Dataset excerpt
======
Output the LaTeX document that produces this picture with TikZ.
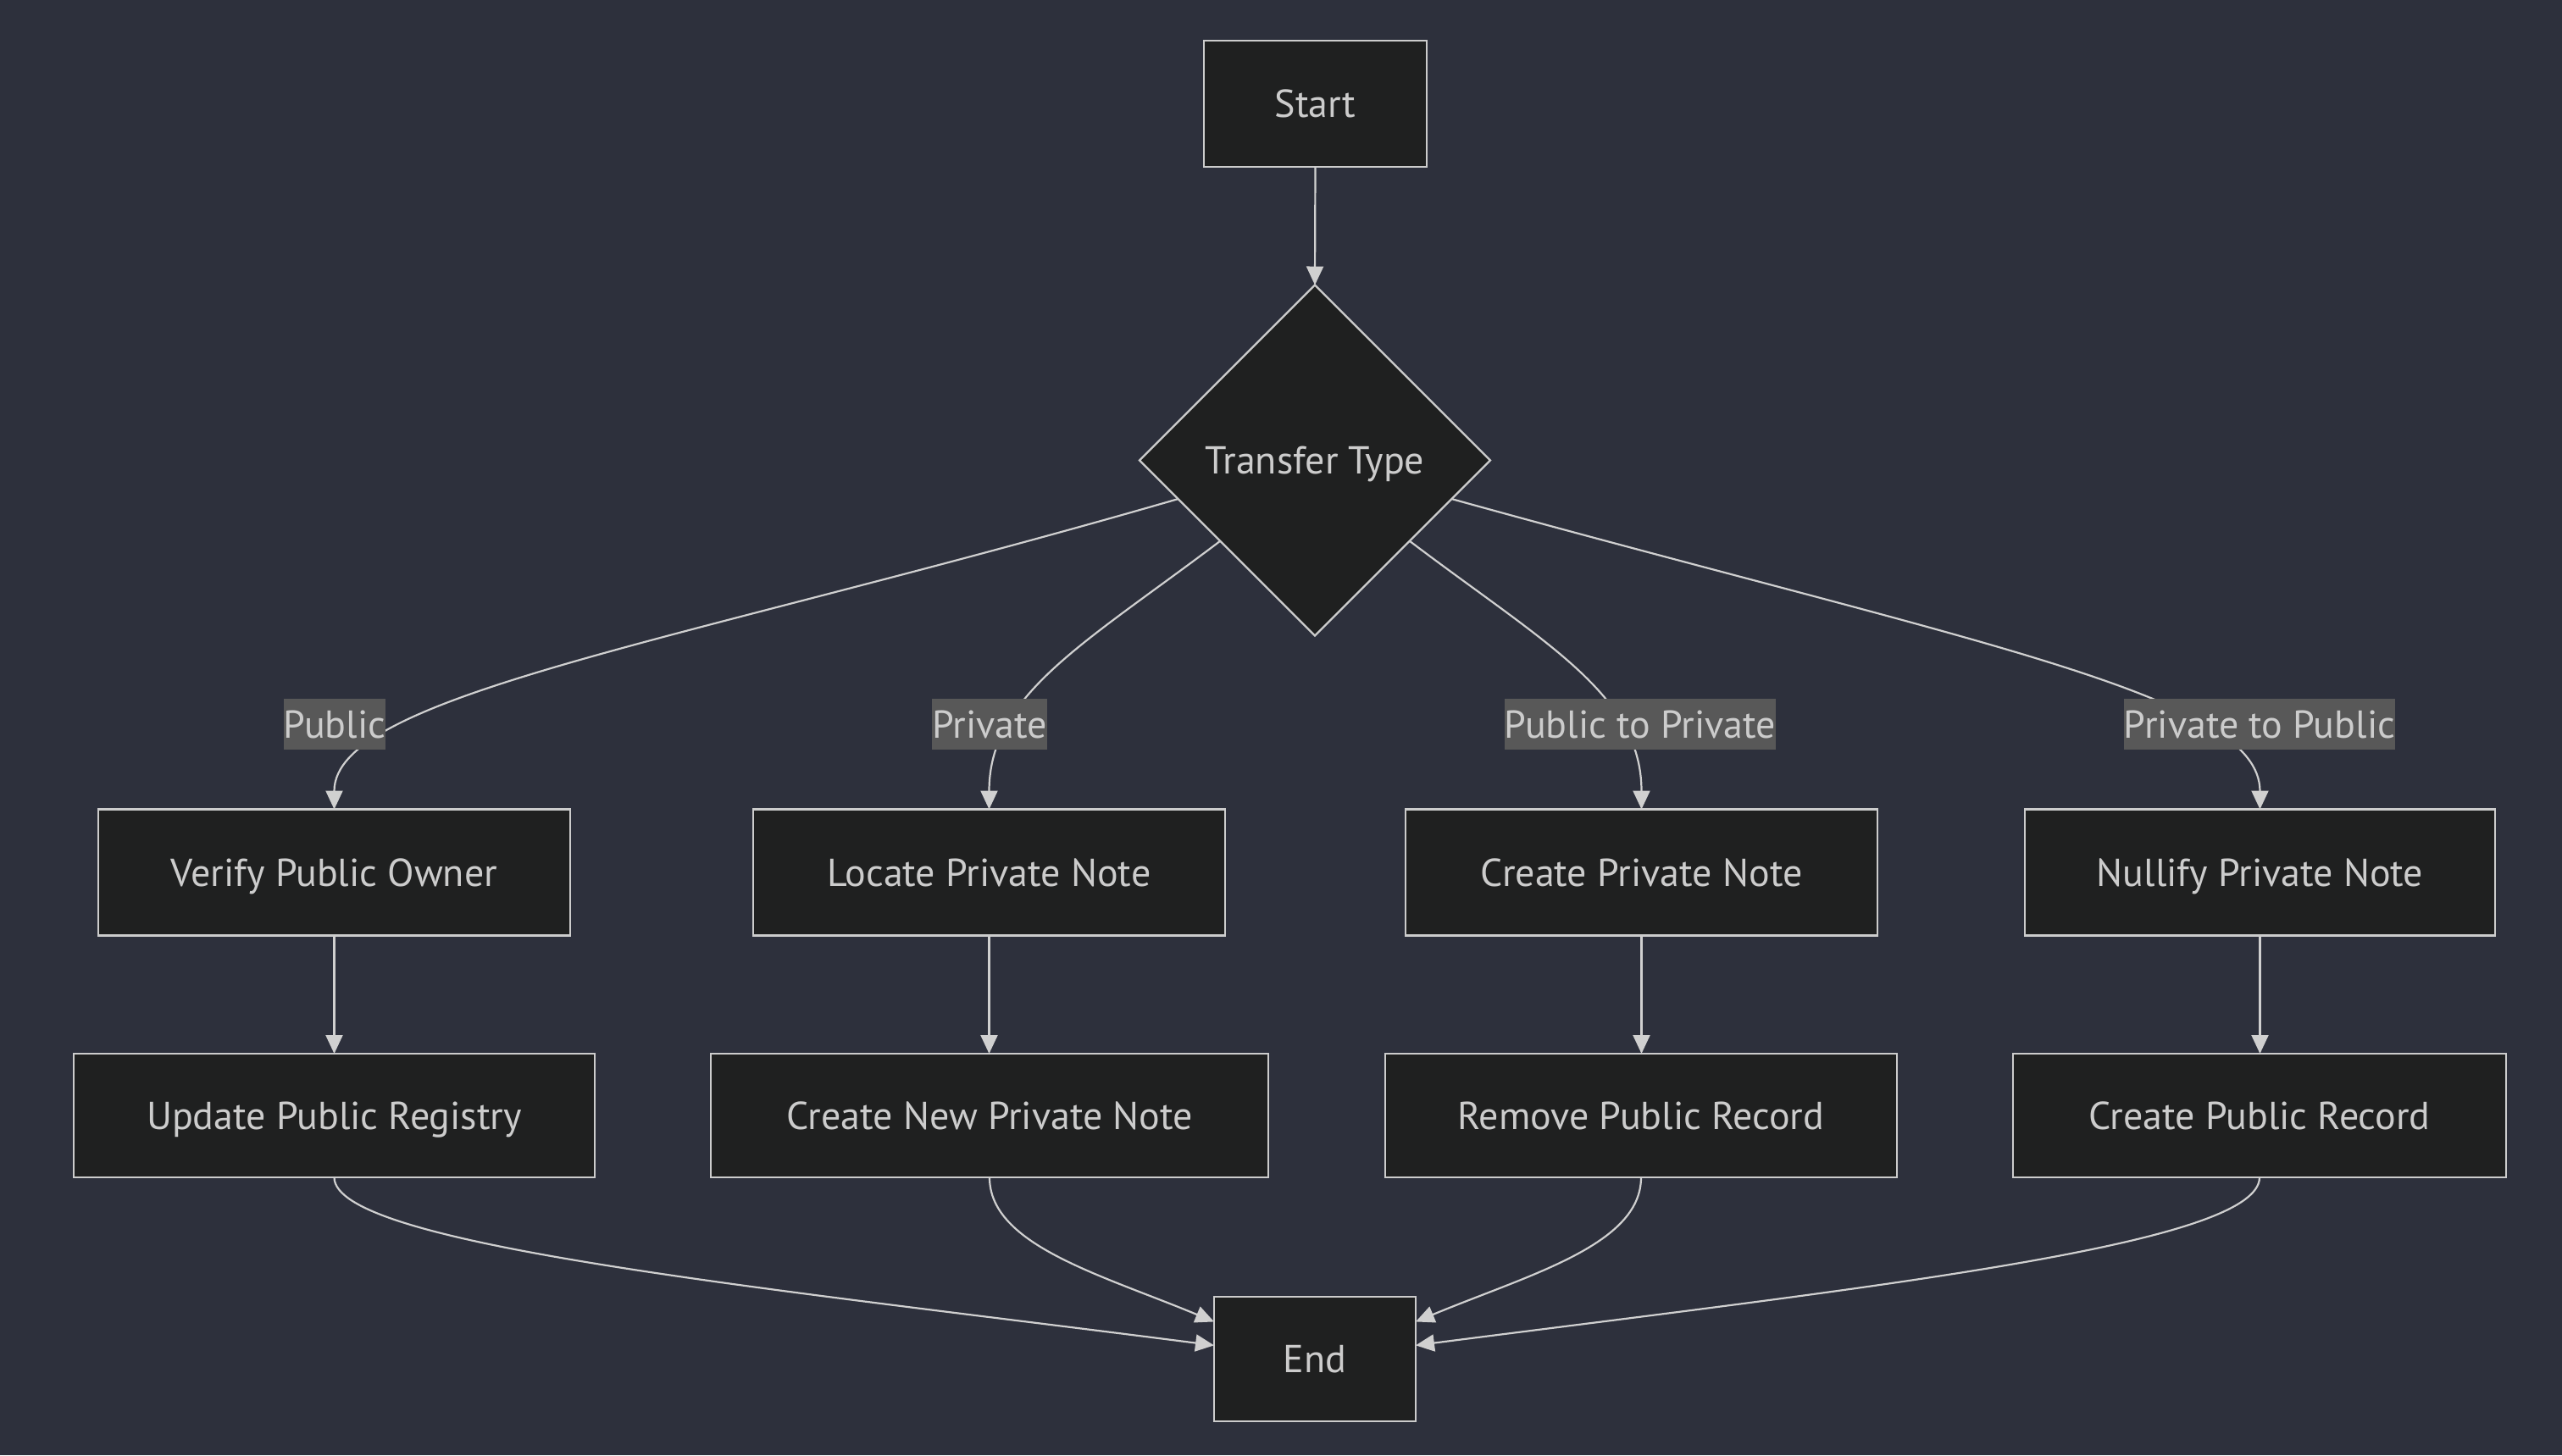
\documentclass[tikz,border=0pt]{standalone}
\usepackage{fontspec}
\setmainfont{PT Sans}
\usetikzlibrary{shapes.geometric,arrows.meta,calc}
\definecolor{bg}{RGB}{45,48,60}
\definecolor{nodefill}{HTML}{1F2020}
\definecolor{nodeline}{HTML}{CCCCCC}
\definecolor{txt}{HTML}{CCCCCC}
\definecolor{lblbg}{HTML}{585858}
\definecolor{edgecol}{HTML}{D0D0D0}
\newcommand{\nfont}{\fontsize{11.5}{13.8}\selectfont}
\begin{document}
\begin{tikzpicture}[x=0.25pt,y=-0.25pt,
  box/.style={draw=nodeline, fill=nodefill, line width=0.6pt, text=txt, font=\nfont, inner sep=0pt, outer sep=0pt, minimum height=37.25pt, text height=8.1pt, text depth=0pt},
  dia/.style={diamond, draw=nodeline, fill=nodefill, line width=0.6pt, text=txt, font=\nfont, inner sep=0pt, outer sep=0pt, minimum width=103.5pt, minimum height=103.5pt, text height=8.1pt, text depth=0pt},
  lbl/.style={fill=lblbg, text=txt, font=\nfont, inner xsep=0pt, inner ysep=0pt, minimum height=15pt, text height=8.1pt, text depth=0pt},
  conn/.style={draw=edgecol, line width=0.55pt, -{Triangle[length=5.5pt,width=5pt]}}
]
\fill[bg] (0,0) rectangle (3024,1718);
\useasboundingbox (0,0) rectangle (3024,1718);

% nodes
\node[box, minimum width=65.75pt] (S) at (1552.5,122.5) {Start};
\node[dia] (D) at (1552,543.5) {Transfer Type};

\node[box, minimum width=139.25pt] (V) at (394.5,1030) {Verify Public Owner};
\node[box, minimum width=139.25pt] (L) at (1167.5,1030) {Locate Private Note};
\node[box, minimum width=139.25pt] (C) at (1937.5,1030) {Create Private Note};
\node[box, minimum width=138.75pt] (N) at (2667.5,1030) {Nullify Private Note};

\node[box, minimum width=153.75pt, minimum height=36.5pt] (U) at (394.5,1317) {Update Public Registry};
\node[box, minimum width=164.5pt, minimum height=36.5pt] (CN) at (1168,1317) {Create New Private Note};
\node[box, minimum width=151pt, minimum height=36.5pt] (R) at (1937,1317) {Remove Public Record};
\node[box, minimum width=145.5pt, minimum height=36.5pt] (CP) at (2667,1317) {Create Public Record};

\node[box, minimum width=59.5pt, minimum height=36.75pt] (E) at (1552,1604.5) {End};

% anchor points
\coordinate (d1) at ($(D.west)!0.22!(D.south)$);
\coordinate (d2) at ($(D.west)!0.46!(D.south)$);
\coordinate (d3) at ($(D.east)!0.46!(D.south)$);
\coordinate (d4) at ($(D.east)!0.22!(D.south)$);
\coordinate (e1) at ($(E.north west)!0.39!(E.south west)$);
\coordinate (e2) at ($(E.north west)!0.20!(E.south west)$);
\coordinate (e3) at ($(E.north east)!0.20!(E.south east)$);
\coordinate (e4) at ($(E.north east)!0.39!(E.south east)$);

% connectors
\draw[conn] (S.south) -- (D.north);
\draw[conn] (d1) .. controls (800,760) and (394.5,820) .. (V.north);
\draw[conn] (d2) .. controls (1280,760) and (1167.5,820) .. (L.north);
\draw[conn] (d3) .. controls (1824,760) and (1937.5,820) .. (C.north);
\draw[conn] (d4) .. controls (2330,760) and (2667.5,820) .. (N.north);

\draw[conn] (V.south) -- (U.north);
\draw[conn] (L.south) -- (L.south |- CN.north);
\draw[conn] (C.south) -- (C.south |- R.north);
\draw[conn] (N.south) -- (N.south |- CP.north);

\draw[conn] (U.south) .. controls (394.5,1470) and (900,1520) .. (e1);
\draw[conn] (CN.south) .. controls (1168,1470) and (1300,1505) .. (e2);
\draw[conn] (R.south) .. controls (1937,1470) and (1804,1505) .. (e3);
\draw[conn] (CP.south) .. controls (2667,1470) and (2204,1520) .. (e4);

% edge labels
\node[lbl] (l1) at (395,855) {Public};
\node[lbl] (l2) at (1168,855) {Private};
\node[lbl] (l3) at (1936,855) {Public to Private};
\node[lbl] (l4) at (2667,855) {Private to Public};
\end{tikzpicture}
\end{document}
======
Exercise requirements
Omit the pictures and output all of the other material exactly.

Expected output
Output the LaTeX document that produces this picture with TikZ.
\documentclass[tikz,border=0pt]{standalone}
\usepackage{fontspec}
\setmainfont{PT Sans}
\usetikzlibrary{shapes.geometric,arrows.meta,calc}
\definecolor{bg}{RGB}{45,48,60}
\definecolor{nodefill}{HTML}{1F2020}
\definecolor{nodeline}{HTML}{CCCCCC}
\definecolor{txt}{HTML}{CCCCCC}
\definecolor{lblbg}{HTML}{585858}
\definecolor{edgecol}{HTML}{D0D0D0}
\newcommand{\nfont}{\fontsize{11.5}{13.8}\selectfont}
\begin{document}
\begin{tikzpicture}[x=0.25pt,y=-0.25pt,
  box/.style={draw=nodeline, fill=nodefill, line width=0.6pt, text=txt, font=\nfont, inner sep=0pt, outer sep=0pt, minimum height=37.25pt, text height=8.1pt, text depth=0pt},
  dia/.style={diamond, draw=nodeline, fill=nodefill, line width=0.6pt, text=txt, font=\nfont, inner sep=0pt, outer sep=0pt, minimum width=103.5pt, minimum height=103.5pt, text height=8.1pt, text depth=0pt},
  lbl/.style={fill=lblbg, text=txt, font=\nfont, inner xsep=0pt, inner ysep=0pt, minimum height=15pt, text height=8.1pt, text depth=0pt},
  conn/.style={draw=edgecol, line width=0.55pt, -{Triangle[length=5.5pt,width=5pt]}}
]
\fill[bg] (0,0) rectangle (3024,1718);
\useasboundingbox (0,0) rectangle (3024,1718);

% nodes
\node[box, minimum width=65.75pt] (S) at (1552.5,122.5) {Start};
\node[dia] (D) at (1552,543.5) {Transfer Type};

\node[box, minimum width=139.25pt] (V) at (394.5,1030) {Verify Public Owner};
\node[box, minimum width=139.25pt] (L) at (1167.5,1030) {Locate Private Note};
\node[box, minimum width=139.25pt] (C) at (1937.5,1030) {Create Private Note};
\node[box, minimum width=138.75pt] (N) at (2667.5,1030) {Nullify Private Note};

\node[box, minimum width=153.75pt, minimum height=36.5pt] (U) at (394.5,1317) {Update Public Registry};
\node[box, minimum width=164.5pt, minimum height=36.5pt] (CN) at (1168,1317) {Create New Private Note};
\node[box, minimum width=151pt, minimum height=36.5pt] (R) at (1937,1317) {Remove Public Record};
\node[box, minimum width=145.5pt, minimum height=36.5pt] (CP) at (2667,1317) {Create Public Record};

\node[box, minimum width=59.5pt, minimum height=36.75pt] (E) at (1552,1604.5) {End};

% anchor points
\coordinate (d1) at ($(D.west)!0.22!(D.south)$);
\coordinate (d2) at ($(D.west)!0.46!(D.south)$);
\coordinate (d3) at ($(D.east)!0.46!(D.south)$);
\coordinate (d4) at ($(D.east)!0.22!(D.south)$);
\coordinate (e1) at ($(E.north west)!0.39!(E.south west)$);
\coordinate (e2) at ($(E.north west)!0.20!(E.south west)$);
\coordinate (e3) at ($(E.north east)!0.20!(E.south east)$);
\coordinate (e4) at ($(E.north east)!0.39!(E.south east)$);

% connectors
\draw[conn] (S.south) -- (D.north);
\draw[conn] (d1) .. controls (800,760) and (394.5,820) .. (V.north);
\draw[conn] (d2) .. controls (1280,760) and (1167.5,820) .. (L.north);
\draw[conn] (d3) .. controls (1824,760) and (1937.5,820) .. (C.north);
\draw[conn] (d4) .. controls (2330,760) and (2667.5,820) .. (N.north);

\draw[conn] (V.south) -- (U.north);
\draw[conn] (L.south) -- (L.south |- CN.north);
\draw[conn] (C.south) -- (C.south |- R.north);
\draw[conn] (N.south) -- (N.south |- CP.north);

\draw[conn] (U.south) .. controls (394.5,1470) and (900,1520) .. (e1);
\draw[conn] (CN.south) .. controls (1168,1470) and (1300,1505) .. (e2);
\draw[conn] (R.south) .. controls (1937,1470) and (1804,1505) .. (e3);
\draw[conn] (CP.south) .. controls (2667,1470) and (2204,1520) .. (e4);

% edge labels
\node[lbl] (l1) at (395,855) {Public};
\node[lbl] (l2) at (1168,855) {Private};
\node[lbl] (l3) at (1936,855) {Public to Private};
\node[lbl] (l4) at (2667,855) {Private to Public};
\end{tikzpicture}
\end{document}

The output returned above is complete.